Hydrogen is energy logistics.
Where batteries operate on seconds-to-hours timescales, hydrogen handles:
- Days
- Weeks
- Seasons
- Geographic transport
In the U.S., the Inflation Reduction Act's Section 45V offers up to $3/kg in production tax credits for clean hydrogen -- potentially driving green hydrogen costs below $1-$2/kg in favorable scenarios (U.S. DOE 45V guidance).
Globally, hundreds of gigawatts of hydrogen projects have been announced by 2030.
Hydrogen's role in the AI energy stack:
- Long-duration storage
- Backup generation for critical facilities
- Industrial-scale buffering
- Off-grid compute clusters
Which is precisely why it matters.
When AI becomes core infrastructure -- for defense, robotics, autonomous transport, industrial automation -- long-duration energy independence becomes strategic.
Hydrogen becomes the deep storage layer.
The AI-Energy Feedback Loop
This is where the thesis tightens.
- AI increases electricity demand.
- Electricity infrastructure becomes a binding constraint.

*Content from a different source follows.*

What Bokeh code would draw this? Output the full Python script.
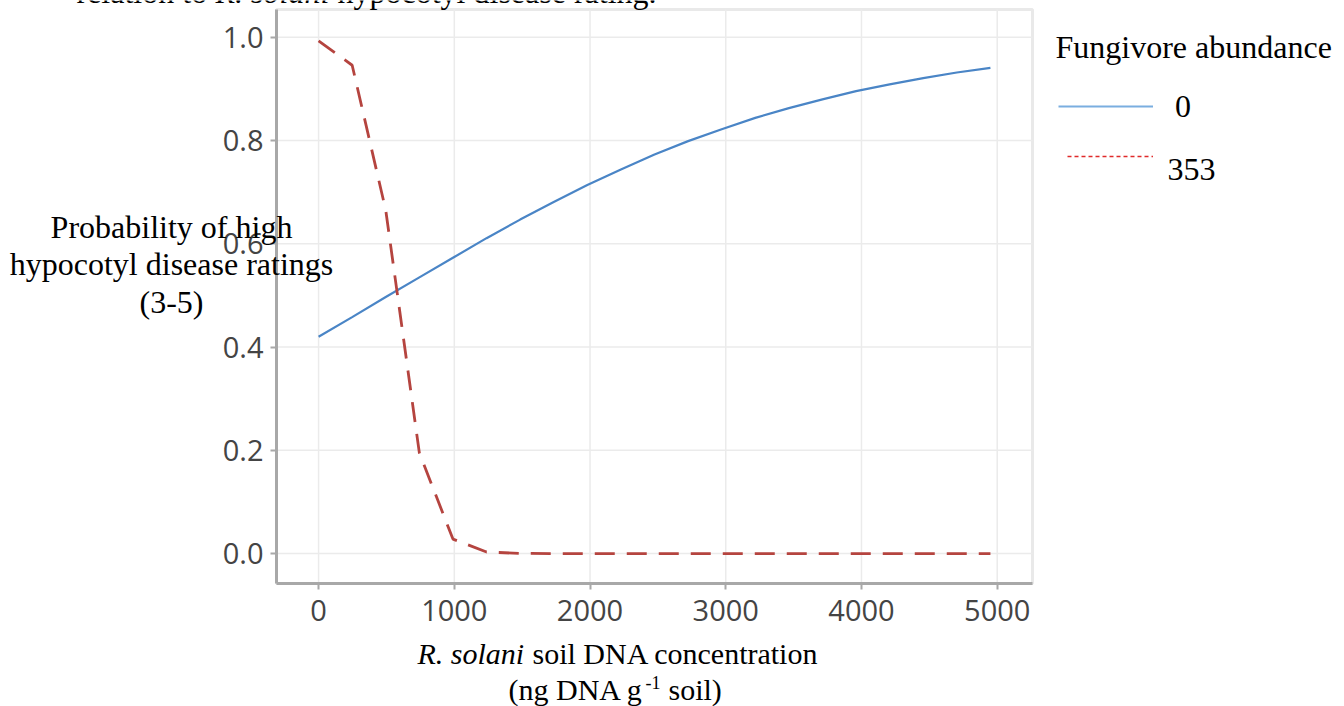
from bokeh.plotting import figure
from bokeh.models import (Range1d, FixedTicker, PrintfTickFormatter, Label,
                          Legend, LegendItem, LinearAxis, BoxAnnotation)
from bokeh.embed import file_html
from bokeh.resources import INLINE

# Predicted probability of high hypocotyl disease ratings (3-5)
# along the R. solani soil DNA gradient, for two fungivore abundances.
dna_conc = [0, 247.5, 495, 742.5, 990, 1237.5, 1485, 1732.5, 1980, 2227.5,
            2475, 2722.5, 2970, 3217.5, 3465, 3712.5, 3960, 4207.5, 4455,
            4702.5, 4950]
prob_fungivore_0 = [0.420, 0.458, 0.497, 0.535, 0.573, 0.611, 0.647, 0.681,
                    0.714, 0.744, 0.773, 0.799, 0.822, 0.844, 0.863, 0.880,
                    0.896, 0.909, 0.921, 0.932, 0.941]
prob_fungivore_353 = [0.993, 0.946, 0.665, 0.195, 0.028, 0.003, 0.0003, 0.0,
                      0.0, 0.0, 0.0, 0.0, 0.0, 0.0, 0.0, 0.0, 0.0, 0.0, 0.0,
                      0.0, 0.0]
x_ticks = [0, 1000, 2000, 3000, 4000, 5000]
y_ticks = [0.0, 0.2, 0.4, 0.6, 0.8, 1.0]
legend_title = "Fungivore abundance"
legend_labels = ["0", "353"]

# page size and the pixel box of the data panel
W, H = 1344, 706
PANEL_L, PANEL_R, PANEL_T, PANEL_B = 276, 1032, 9, 583
# data extent of the panel
X0, X1 = -310, 5260
Y0, Y1 = -0.058, 1.054
UX = (X1 - X0) / (PANEL_R - PANEL_L)
UY = (Y1 - Y0) / (PANEL_B - PANEL_T)

SERIF = "Liberation Serif"
SANS = "Open Sans"
NAN = float("nan")


def data_x(px):
    return X0 + (px - PANEL_L) * UX


def data_y(py):
    return Y0 + (PANEL_B - py) * UY


# the plotting frame spans the whole page, so titles and legend can sit
# anywhere around the panel; the axes are pinned to the panel edges
p = figure(width=W, height=H, output_backend="svg", toolbar_location=None,
           x_axis_location=None, y_axis_location=None,
           x_range=Range1d(data_x(0), data_x(W)),
           y_range=Range1d(data_y(H), data_y(0)))
p.min_border = 0
p.min_border_left = p.min_border_right = 0
p.min_border_top = p.min_border_bottom = 0
p.outline_line_color = None
p.background_fill_color = "white"
p.border_fill_color = "white"
p.grid.visible = False

# grid lines inside the panel
p.segment(x0=x_ticks, x1=x_ticks, y0=[Y0] * len(x_ticks), y1=[Y1] * len(x_ticks),
          line_color="#ebebeb", line_width=1.5)
p.segment(x0=[X0] * len(y_ticks), x1=[X1] * len(y_ticks), y0=y_ticks, y1=y_ticks,
          line_color="#ebebeb", line_width=1.5)

# panel border
p.add_layout(BoxAnnotation(left=X0, right=X1, bottom=Y0, top=Y1,
                           fill_alpha=0, line_color="#b5b5b5", line_width=3,
                           level="underlay"))

# axes
xaxis = LinearAxis(fixed_location=Y0, bounds=(X0, X1),
                   ticker=FixedTicker(ticks=x_ticks),
                   formatter=PrintfTickFormatter(format="%d"))
yaxis = LinearAxis(fixed_location=X0, bounds=(Y0, Y1),
                   ticker=FixedTicker(ticks=y_ticks),
                   formatter=PrintfTickFormatter(format="%.1f"))
for ax in (xaxis, yaxis):
    ax.axis_line_color = "#a8a8a8"
    ax.axis_line_width = 3
    ax.major_tick_line_color = "#a8a8a8"
    ax.major_tick_line_width = 2
    ax.major_tick_out = 6
    ax.major_tick_in = 0
    ax.minor_tick_line_color = None
    ax.major_label_text_font = SANS
    ax.major_label_text_font_size = "29px"
    ax.major_label_text_color = "#444444"
xaxis.major_label_standoff = 10
yaxis.major_label_standoff = 7
p.add_layout(xaxis, "below")
p.add_layout(yaxis, "left")

# fitted curves
p.line(dna_conc, prob_fungivore_0, line_color="#4a85c6", line_width=2.2)
p.line(dna_conc, prob_fungivore_353, line_color="#b5443f", line_width=2.8,
       line_dash="20 12")

# legend keys (styled samples only, no data of their own)
key0 = p.line(x=[NAN, NAN], y=[NAN, NAN], line_color="#7aaee0", line_width=2)
key353 = p.line(x=[NAN, NAN], y=[NAN, NAN], line_color="#e02a2a",
                line_width=1.5, line_dash="4 3")

common = dict(padding=0, margin=0, spacing=0, border_line_color=None,
              background_fill_alpha=0, label_text_font=SERIF,
              label_text_font_size="32px", label_text_color="black")
leg0 = Legend(items=[LegendItem(label=legend_labels[0], renderers=[key0])],
              location=(1058, H - 126), glyph_width=95,
              glyph_height=40, label_height=40, label_standoff=22, **common)
# the "353" key sits a little above its label, so the label is set apart
leg353 = Legend(items=[LegendItem(label=" ", renderers=[key353])],
                location=(1067, H - 166), glyph_width=86,
                glyph_height=20, label_height=20, label_standoff=0, **common)
p.add_layout(leg0)
p.add_layout(leg353)


def text(px, baseline, s, size=32, style="normal", align="left"):
    # anchor on the middle of the line box: baseline minus a third of an em
    mid = baseline - 0.3375 * size
    p.add_layout(Label(x=data_x(px), y=data_y(mid), text=s,
                       text_font=SERIF, text_font_size=f"{size}px",
                       text_font_style=style, text_align=align,
                       text_baseline="middle", text_color="black"))


# legend heading and second key label
text(1055, 57, legend_title)
text(1167, 180, legend_labels[1])

# caption line running above the panel
text(76, 2, "relation to")
text(215, 2, "R. solani", style="italic")
text(337, 2, "hypocotyl disease rating.")

# y-axis title
text(171, 237, "Probability of high", align="center")
text(171, 274, "hypocotyl disease ratings", align="center")
text(171, 312, "(3-5)", align="center")

# x-axis title
text(417, 663, "R. solani", size=30, style="italic")
text(532, 663, "soil DNA concentration", size=30)
text(508, 699, "(ng DNA g", size=30)
text(645, 688, "-1", size=18)
text(668, 699, "soil)", size=30)

open("out.html", "w").write(file_html(p, INLINE))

- Clean energy investment accelerates.
- AI improves grid optimization, forecasting, and asset management.
- Energy systems become software-defined.
This isn't ideological.
It's economic.
Solar + storage is increasingly the cheapest new power source in many regions.
AI is simply the first industrial customer that needs power at this scale, speed, and reliability.
From Grid-Centric to Compute-Centric Energy
The 20th-century model:
- Centralized power plants
- Predictable human demand
- Static infrastructure
- Distributed generation
- Spiky machine demand
- Continuous inference
- Edge compute + robotics
- Dynamic optimization
Future data centers will be built:
- Where power is cheapest
- Where renewables are abundant
- Where storage arbitrage is maximized
- Where hydrogen logistics are viable
And intelligence will follow energy density.
Investment Implications
This is not a "which energy wins?" market.
It's a systems integration market.
The most valuable companies will sit at:
- The interfaces between generation and compute
- Energy management software
- Grid optimization layers
- Long-duration storage platforms
- Solar + storage integrated developers
- Hydrogen infrastructure tied to guaranteed industrial demand
The Thesis
AI will not be limited by intelligence.
It will be limited by energy throughput per dollar, per square meter, per hour.
Solar makes energy cheap.
Batteries make it reliable.
Hydrogen makes it scalable.
Together, they form the physical substrate of the AI economy.
The next platform shift is not just digital.
It is electrical.
And the investors who understand the energy stack will understand the future of intelligence.